Some retired legislators get less than $1,000 monthly


The Premier disclosed that some retired legislators are left to survive on as little as $900 per month — before taxes are deducted — and this was unreasonable after the dedicated services they had given.

“When you have persons serving for so many years and then they leave the position and you put them out there with nothing, basically, they become less off than before they went in or when they went in,” Premier Fahie said.

He added that the situation is compounded by legislators’ inability to bid on contracts or seek alternative sources of income while in office due to integrity and conflict-of-interest concerns.

No impact on the coffers today


The Premier further reassured persons that the legislative amendment will only affect retired legislators and should not impact persons now.

“This is not money coming out of the coffers right now at all,” Premier Fahie said. “This is just legislation that has been amended for anyone who retires and also for the few that are still living to make some adjustments for them.”

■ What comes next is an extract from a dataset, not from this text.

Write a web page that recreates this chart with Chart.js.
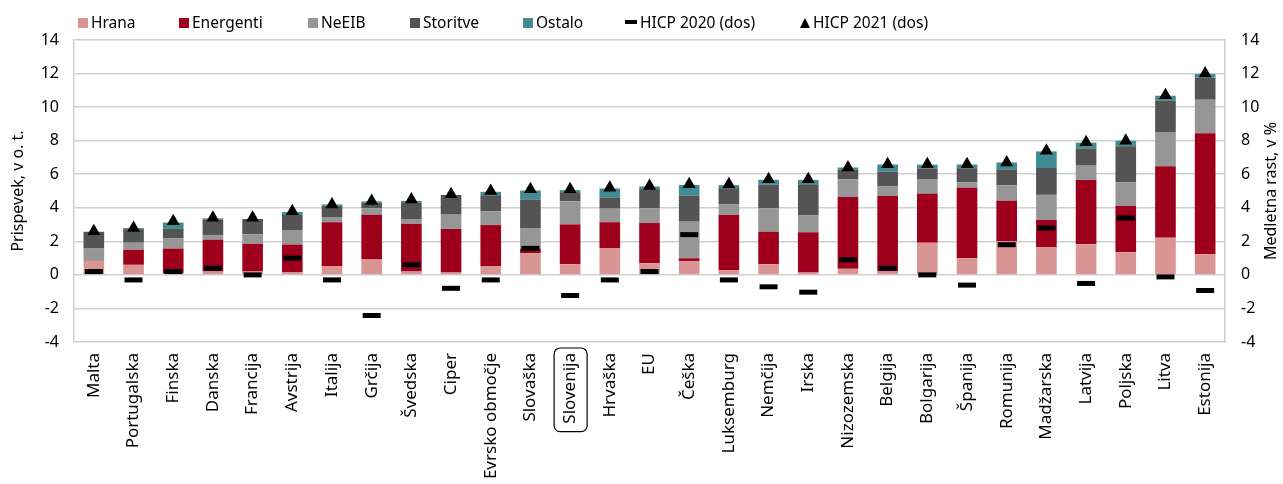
<!DOCTYPE html>
<html>
<head>
<meta charset="utf-8">
<script src="https://cdn.jsdelivr.net/npm/chart.js@4"></script>
<style>
  body { margin: 0; background: #fff; font-family: "Noto Sans", sans-serif; }
  #wrap { position: relative; width: 1283px; height: 484px; }
  #legend { position: absolute; left: 0; top: 0; width: 1283px; height: 40px; font-size: 15.5px; color: #000; }
  .item { position: absolute; top: 12px; white-space: nowrap; line-height: 20px; }
  .sw { display: inline-block; width: 10px; height: 10px; margin-right: 3px; vertical-align: 0px; }
  .dash { display: inline-block; width: 12px; height: 4px; background: #000; margin-right: 3px; vertical-align: 4px; }
  .tri { display: inline-block; width: 0; height: 0; border-left: 5px solid transparent; border-right: 5px solid transparent; border-bottom: 10px solid #000; margin-right: 3px; vertical-align: 0px; }
</style>
</head>
<body>
<div id="wrap">
  <canvas id="grafikon" width="1283" height="484"></canvas>
  <div id="legend">
    <div class="item" style="left:78px"><span class="sw" style="background:#d99594"></span>Hrana</div>
    <div class="item" style="left:179px"><span class="sw" style="background:#9e001c"></span>Energenti</div>
    <div class="item" style="left:308px"><span class="sw" style="background:#969696"></span>NeEIB</div>
    <div class="item" style="left:410px"><span class="sw" style="background:#545454"></span>Storitve</div>
    <div class="item" style="left:523px"><span class="sw" style="background:#3e8c94"></span>Ostalo</div>
    <div class="item" style="left:625px"><span class="dash"></span>HICP 2020 (dos)</div>
    <div class="item" style="left:800px"><span class="tri"></span>HICP 2021 (dos)</div>
  </div>
</div>
<script>
// kategorije (drzave)
var drzave = ["Malta", "Portugalska", "Finska", "Danska", "Francija", "Avstrija", "Italija", "Grčija", "Švedska", "Ciper",
  "Evrsko območje", "Slovaška", "Slovenija", "Hrvaška", "EU", "Češka", "Luksemburg", "Nemčija", "Irska", "Nizozemska",
  "Belgija", "Bolgarija", "Španija", "Romunija", "Madžarska", "Latvija", "Poljska", "Litva", "Estonija"];

// prispevki, v o. t.
var hrana = [0.83, 0.6, 0.1, 0.2, 0.2, 0.15, 0.53, 0.91, 0.2, 0.14, 0.53, 1.3, 0.63, 1.58, 0.69, 0.83, 0.28, 0.63, 0.14, 0.36, 0.2, 1.92, 0.99, 2.0, 1.64, 1.82, 1.35, 2.22, 1.23];
var energenti = [0, 0.9, 1.47, 1.9, 1.65, 1.66, 2.6, 2.67, 2.85, 2.6, 2.44, 0.26, 2.38, 1.56, 2.4, 0.16, 3.31, 1.94, 2.4, 4.28, 4.5, 2.91, 4.2, 2.42, 1.64, 3.84, 2.75, 4.26, 7.21];
var neeib = [0.77, 0.42, 0.6, 0.28, 0.57, 0.83, 0.32, 0.4, 0.28, 0.85, 0.81, 1.2, 1.37, 0.81, 0.87, 2.18, 0.63, 1.39, 1.0, 1.05, 0.57, 0.85, 0.32, 0.91, 1.49, 0.85, 1.41, 2.0, 2.0];
var storitve = [0.97, 0.81, 0.57, 0.93, 0.91, 0.93, 0.67, 0.32, 1.0, 1.17, 0.97, 1.74, 0.55, 0.67, 1.15, 1.56, 0.95, 1.41, 1.86, 0.57, 0.89, 0.67, 0.85, 0.93, 1.6, 1.03, 2.16, 1.92, 1.31];
var ostalo = [0, 0.06, 0.38, 0.06, 0, 0.18, 0.08, 0.08, 0.08, 0, 0.2, 0.53, 0.12, 0.53, 0.16, 0.63, 0.18, 0.3, 0.26, 0.14, 0.42, 0.22, 0.22, 0.44, 0.99, 0.34, 0.32, 0.28, 0.22];

// medletna rast, v %
var hicp2020 = [0.2, -0.3, 0.2, 0.4, 0.0, 1.0, -0.3, -2.42, 0.6, -0.8, -0.3, 1.58, -1.23, -0.3, 0.2, 2.4, -0.3, -0.71, -1.03, 0.9, 0.4, 0.0, -0.61, 1.8, 2.79, -0.51, 3.39, -0.12, -0.93];
var hicp2021 = [2.6, 2.8, 3.2, 3.4, 3.4, 3.8, 4.2, 4.4, 4.5, 4.8, 5.0, 5.1, 5.1, 5.2, 5.3, 5.4, 5.4, 5.7, 5.7, 6.4, 6.6, 6.6, 6.6, 6.7, 7.4, 7.9, 8.0, 10.7, 12.0];

var yTicks = [-4, -2, 0, 2, 4, 6, 8, 10, 12, 14];

var pisava = "'Noto Sans', sans-serif";
var mreza = "#cfcfcf";

function stolpec(label, data, barva) {
  return {
    type: "bar", label: label, data: data, backgroundColor: barva,
    borderWidth: 0, barPercentage: 0.52, categoryPercentage: 1, yAxisID: "y", order: 2
  };
}

// okvir okoli oznake Slovenija + naslov desne osi (bere se od spodaj navzgor)
var dodatki = {
  id: "dodatki",
  afterDraw: function (chart) {
    var c = chart.ctx, xs = chart.scales.x, a = chart.chartArea;
    var i = drzave.indexOf("Slovenija");
    var x = xs.getPixelForValue(i);
    c.save();
    c.font = "17px " + pisava;
    var w = c.measureText("Slovenija").width;
    c.strokeStyle = "#000";
    c.lineWidth = 1.2;
    c.beginPath();
    c.roundRect(x - 16, xs.top + 6, 33, w + 13, 6);
    c.stroke();

    c.font = "16px " + pisava;
    c.fillStyle = "#000";
    c.textAlign = "center";
    c.textBaseline = "middle";
    c.translate(1271, (a.top + a.bottom) / 2);
    c.rotate(-Math.PI / 2);
    c.fillText("Medletna rast, v %", 0, 0);
    c.restore();
  }
};

var ctx = document.getElementById("grafikon").getContext("2d");
new Chart(ctx, {
  data: {
    labels: drzave,
    datasets: [
      stolpec("Hrana", hrana, "#d99594"),
      stolpec("Energenti", energenti, "#9e001c"),
      stolpec("NeEIB", neeib, "#969696"),
      stolpec("Storitve", storitve, "#545454"),
      stolpec("Ostalo", ostalo, "#3e8c94"),
      {
        type: "line", label: "HICP 2020 (dos)", data: hicp2020, yAxisID: "y1", showLine: false,
        pointStyle: "line", pointRadius: 9, pointBorderWidth: 5, borderColor: "#000", backgroundColor: "#000", order: 0
      },
      {
        type: "line", label: "HICP 2021 (dos)", data: hicp2021, yAxisID: "y1", showLine: false,
        pointStyle: "triangle", pointRadius: 7.5, pointBorderWidth: 0, borderColor: "#000", backgroundColor: "#000", order: 0
      }
    ]
  },
  options: {
    responsive: false,
    animation: false,
    layout: { padding: { top: 40, left: 0, right: 0, bottom: 0 } },
    plugins: { legend: { display: false }, tooltip: { enabled: false } },
    scales: {
      x: {
        stacked: true,
        grid: { display: false, drawTicks: false },
        border: { display: false },
        ticks: { color: "#000", font: { family: pisava, size: 17 }, minRotation: 90, maxRotation: 90, autoSkip: false, padding: 11 },
        afterFit: function (s) { s.height = 142; }
      },
      y: {
        stacked: true, position: "left", min: -4, max: 14,
        grid: { color: mreza, lineWidth: 1.5, drawTicks: false },
        border: { color: mreza, width: 1.5 },
        ticks: { color: "#000", font: { family: pisava, size: 16 }, padding: 15, stepSize: 2,
          callback: function (v) { return yTicks.indexOf(v) >= 0 ? v : ""; } },
        title: { display: true, text: "Prispevek, v o. t.", color: "#000", font: { family: pisava, size: 16 }, padding: { top: 9, bottom: 0 } },
        afterFit: function (s) { s.width = 74; }
      },
      y1: {
        position: "right", min: -4, max: 14,
        grid: { display: false, drawTicks: false },
        border: { color: mreza, width: 1.5 },
        ticks: { color: "#000", font: { family: pisava, size: 16 }, padding: 16, stepSize: 2,
          callback: function (v) { return yTicks.indexOf(v) >= 0 ? v : ""; } },
        afterFit: function (s) { s.width = 58; }
      }
    }
  },
  plugins: [dodatki]
});
</script>
</body>
</html>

He said if persons had concerns about the legislative amendment, they should, “just make sure we (sitting legislators) continue to win so that [monies] don’t’ have to be paid out.”

According to the Premier, the issue — like many others — has been continuously kicked down the proverbial road for years.

He further said other administrations neglected to address it because they fear voters retaliate during a General Election. Fahie said his government has chosen to address the matter “to get it right for them once and for all”.